### Instructions to follow:
Here are some records; quote them exactly, leaving out the pictures.

### Saved data entries:
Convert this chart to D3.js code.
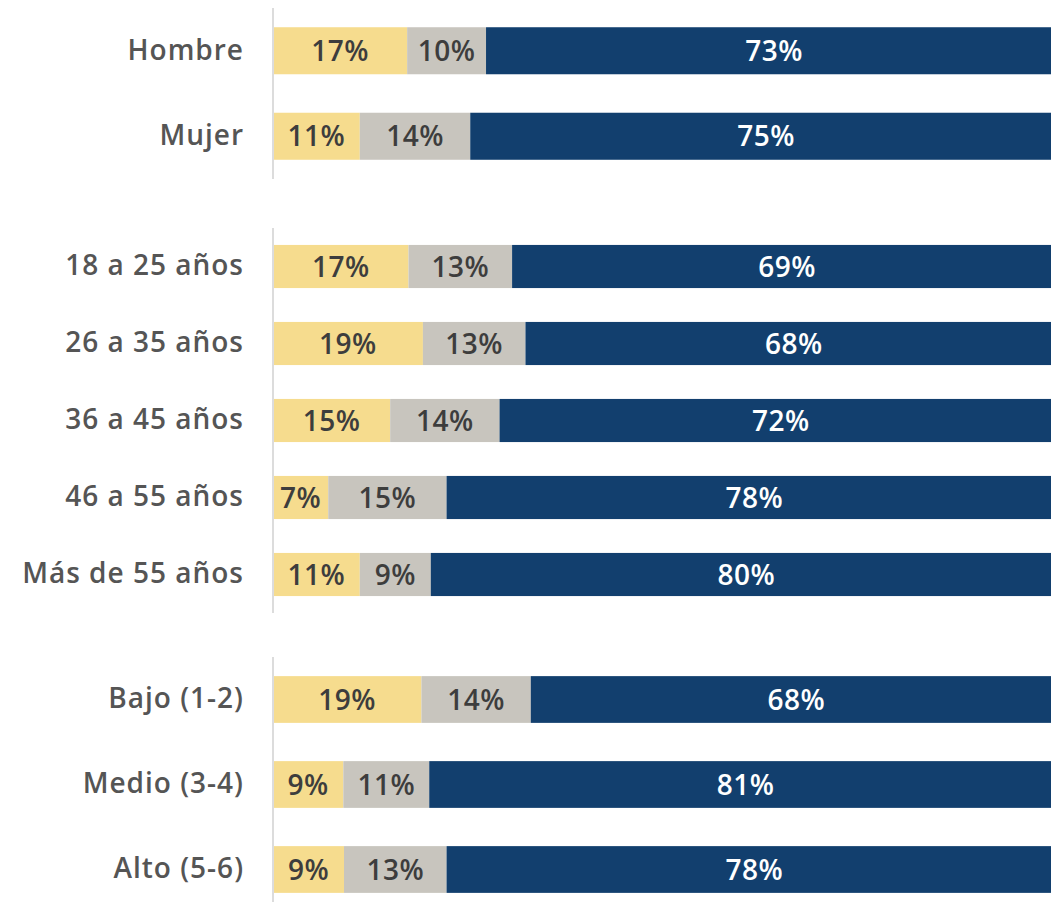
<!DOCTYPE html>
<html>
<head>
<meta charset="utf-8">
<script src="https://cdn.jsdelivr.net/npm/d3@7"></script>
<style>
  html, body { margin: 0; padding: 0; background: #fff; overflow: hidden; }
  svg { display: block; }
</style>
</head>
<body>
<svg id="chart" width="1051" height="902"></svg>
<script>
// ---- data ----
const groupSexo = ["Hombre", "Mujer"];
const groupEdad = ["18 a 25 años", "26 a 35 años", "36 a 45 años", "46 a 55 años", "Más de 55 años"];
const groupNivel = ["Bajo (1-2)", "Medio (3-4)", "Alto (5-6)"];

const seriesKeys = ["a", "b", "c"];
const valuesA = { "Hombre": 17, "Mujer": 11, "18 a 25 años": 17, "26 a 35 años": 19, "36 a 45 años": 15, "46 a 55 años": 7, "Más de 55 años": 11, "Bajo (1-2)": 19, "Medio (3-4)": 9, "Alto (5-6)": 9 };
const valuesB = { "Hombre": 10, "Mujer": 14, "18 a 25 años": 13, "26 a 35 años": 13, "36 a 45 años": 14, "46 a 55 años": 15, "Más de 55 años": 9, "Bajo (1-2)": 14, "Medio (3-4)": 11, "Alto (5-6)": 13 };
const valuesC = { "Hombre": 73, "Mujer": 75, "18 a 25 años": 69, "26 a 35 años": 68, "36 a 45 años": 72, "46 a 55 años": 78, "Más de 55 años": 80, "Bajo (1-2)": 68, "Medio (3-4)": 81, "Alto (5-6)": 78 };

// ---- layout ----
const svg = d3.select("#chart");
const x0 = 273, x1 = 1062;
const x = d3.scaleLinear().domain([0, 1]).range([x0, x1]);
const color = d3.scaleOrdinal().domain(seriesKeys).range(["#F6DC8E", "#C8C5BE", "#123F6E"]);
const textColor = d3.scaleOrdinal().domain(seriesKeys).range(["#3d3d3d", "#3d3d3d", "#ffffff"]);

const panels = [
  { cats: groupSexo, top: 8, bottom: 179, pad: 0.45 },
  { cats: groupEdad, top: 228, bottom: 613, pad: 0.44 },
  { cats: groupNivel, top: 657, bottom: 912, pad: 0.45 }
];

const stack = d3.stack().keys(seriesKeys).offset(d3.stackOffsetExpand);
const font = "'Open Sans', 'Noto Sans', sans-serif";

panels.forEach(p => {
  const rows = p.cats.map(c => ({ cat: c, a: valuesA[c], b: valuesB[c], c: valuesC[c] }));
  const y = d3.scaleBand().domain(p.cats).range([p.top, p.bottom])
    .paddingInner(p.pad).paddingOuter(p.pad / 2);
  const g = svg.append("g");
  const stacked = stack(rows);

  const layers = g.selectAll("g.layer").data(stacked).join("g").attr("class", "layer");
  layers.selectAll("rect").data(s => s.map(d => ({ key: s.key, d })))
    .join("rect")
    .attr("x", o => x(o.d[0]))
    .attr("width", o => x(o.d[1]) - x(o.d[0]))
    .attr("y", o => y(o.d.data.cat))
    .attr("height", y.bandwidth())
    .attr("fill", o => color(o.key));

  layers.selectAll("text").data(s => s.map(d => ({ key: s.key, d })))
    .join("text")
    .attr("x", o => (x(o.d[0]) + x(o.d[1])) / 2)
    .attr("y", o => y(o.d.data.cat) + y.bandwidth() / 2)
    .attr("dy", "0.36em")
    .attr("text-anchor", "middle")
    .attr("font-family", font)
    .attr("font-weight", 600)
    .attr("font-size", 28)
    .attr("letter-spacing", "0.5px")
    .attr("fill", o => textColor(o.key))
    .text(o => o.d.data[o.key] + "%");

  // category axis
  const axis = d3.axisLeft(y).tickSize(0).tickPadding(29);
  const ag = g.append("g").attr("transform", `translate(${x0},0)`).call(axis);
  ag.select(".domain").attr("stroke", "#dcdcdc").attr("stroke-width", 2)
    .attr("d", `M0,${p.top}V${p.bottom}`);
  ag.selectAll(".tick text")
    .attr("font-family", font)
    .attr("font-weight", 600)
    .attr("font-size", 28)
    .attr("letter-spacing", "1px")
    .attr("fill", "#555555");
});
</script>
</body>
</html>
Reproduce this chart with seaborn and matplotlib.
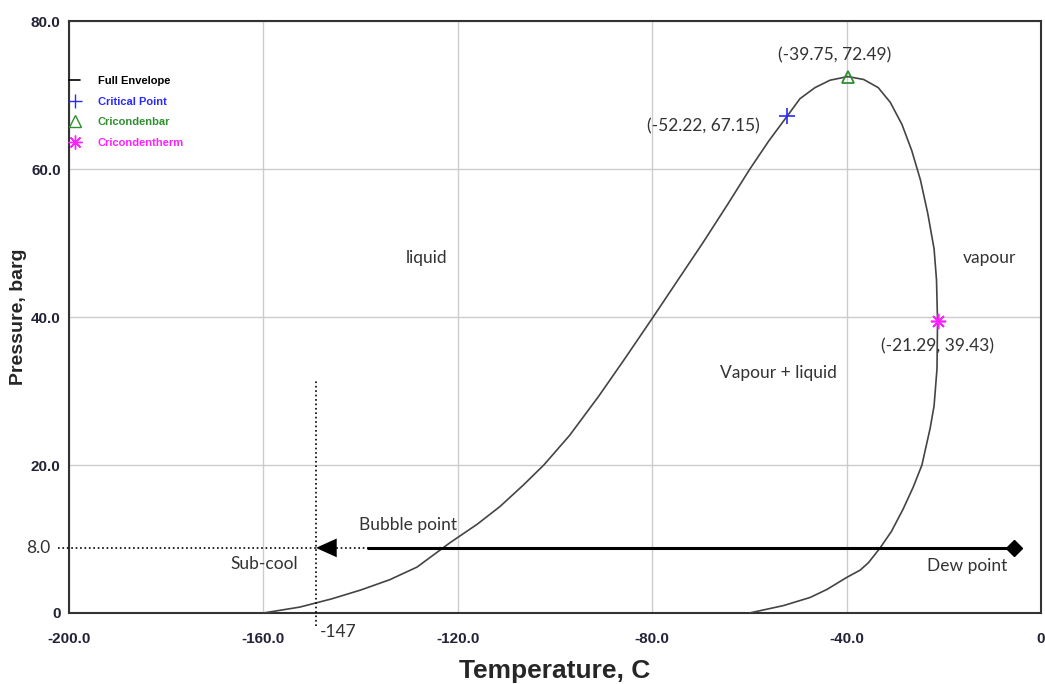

### Response:
Convert this chart to D3.js code.
<!DOCTYPE html>
<html>
<head>
<meta charset="utf-8">
<script src="https://cdn.jsdelivr.net/npm/d3@7"></script>
<style>
  html, body { margin: 0; padding: 0; background: #fff; overflow: hidden; }
  svg { display: block; }
</style>
</head>
<body>
<svg id="chart" width="1051" height="902"></svg>
<script>
// ---- data ----
const groupSexo = ["Hombre", "Mujer"];
const groupEdad = ["18 a 25 años", "26 a 35 años", "36 a 45 años", "46 a 55 años", "Más de 55 años"];
const groupNivel = ["Bajo (1-2)", "Medio (3-4)", "Alto (5-6)"];

const seriesKeys = ["a", "b", "c"];
const valuesA = { "Hombre": 17, "Mujer": 11, "18 a 25 años": 17, "26 a 35 años": 19, "36 a 45 años": 15, "46 a 55 años": 7, "Más de 55 años": 11, "Bajo (1-2)": 19, "Medio (3-4)": 9, "Alto (5-6)": 9 };
const valuesB = { "Hombre": 10, "Mujer": 14, "18 a 25 años": 13, "26 a 35 años": 13, "36 a 45 años": 14, "46 a 55 años": 15, "Más de 55 años": 9, "Bajo (1-2)": 14, "Medio (3-4)": 11, "Alto (5-6)": 13 };
const valuesC = { "Hombre": 73, "Mujer": 75, "18 a 25 años": 69, "26 a 35 años": 68, "36 a 45 años": 72, "46 a 55 años": 78, "Más de 55 años": 80, "Bajo (1-2)": 68, "Medio (3-4)": 81, "Alto (5-6)": 78 };

// ---- layout ----
const svg = d3.select("#chart");
const x0 = 273, x1 = 1062;
const x = d3.scaleLinear().domain([0, 1]).range([x0, x1]);
const color = d3.scaleOrdinal().domain(seriesKeys).range(["#F6DC8E", "#C8C5BE", "#123F6E"]);
const textColor = d3.scaleOrdinal().domain(seriesKeys).range(["#3d3d3d", "#3d3d3d", "#ffffff"]);

const panels = [
  { cats: groupSexo, top: 8, bottom: 179, pad: 0.45 },
  { cats: groupEdad, top: 228, bottom: 613, pad: 0.44 },
  { cats: groupNivel, top: 657, bottom: 912, pad: 0.45 }
];

const stack = d3.stack().keys(seriesKeys).offset(d3.stackOffsetExpand);
const font = "'Open Sans', 'Noto Sans', sans-serif";

panels.forEach(p => {
  const rows = p.cats.map(c => ({ cat: c, a: valuesA[c], b: valuesB[c], c: valuesC[c] }));
  const y = d3.scaleBand().domain(p.cats).range([p.top, p.bottom])
    .paddingInner(p.pad).paddingOuter(p.pad / 2);
  const g = svg.append("g");
  const stacked = stack(rows);

  const layers = g.selectAll("g.layer").data(stacked).join("g").attr("class", "layer");
  layers.selectAll("rect").data(s => s.map(d => ({ key: s.key, d })))
    .join("rect")
    .attr("x", o => x(o.d[0]))
    .attr("width", o => x(o.d[1]) - x(o.d[0]))
    .attr("y", o => y(o.d.data.cat))
    .attr("height", y.bandwidth())
    .attr("fill", o => color(o.key));

  layers.selectAll("text").data(s => s.map(d => ({ key: s.key, d })))
    .join("text")
    .attr("x", o => (x(o.d[0]) + x(o.d[1])) / 2)
    .attr("y", o => y(o.d.data.cat) + y.bandwidth() / 2)
    .attr("dy", "0.36em")
    .attr("text-anchor", "middle")
    .attr("font-family", font)
    .attr("font-weight", 600)
    .attr("font-size", 28)
    .attr("letter-spacing", "0.5px")
    .attr("fill", o => textColor(o.key))
    .text(o => o.d.data[o.key] + "%");

  // category axis
  const axis = d3.axisLeft(y).tickSize(0).tickPadding(29);
  const ag = g.append("g").attr("transform", `translate(${x0},0)`).call(axis);
  ag.select(".domain").attr("stroke", "#dcdcdc").attr("stroke-width", 2)
    .attr("d", `M0,${p.top}V${p.bottom}`);
  ag.selectAll(".tick text")
    .attr("font-family", font)
    .attr("font-weight", 600)
    .attr("font-size", 28)
    .attr("letter-spacing", "1px")
    .attr("fill", "#555555");
});
</script>
</body>
</html>
Reproduce this chart with seaborn and matplotlib.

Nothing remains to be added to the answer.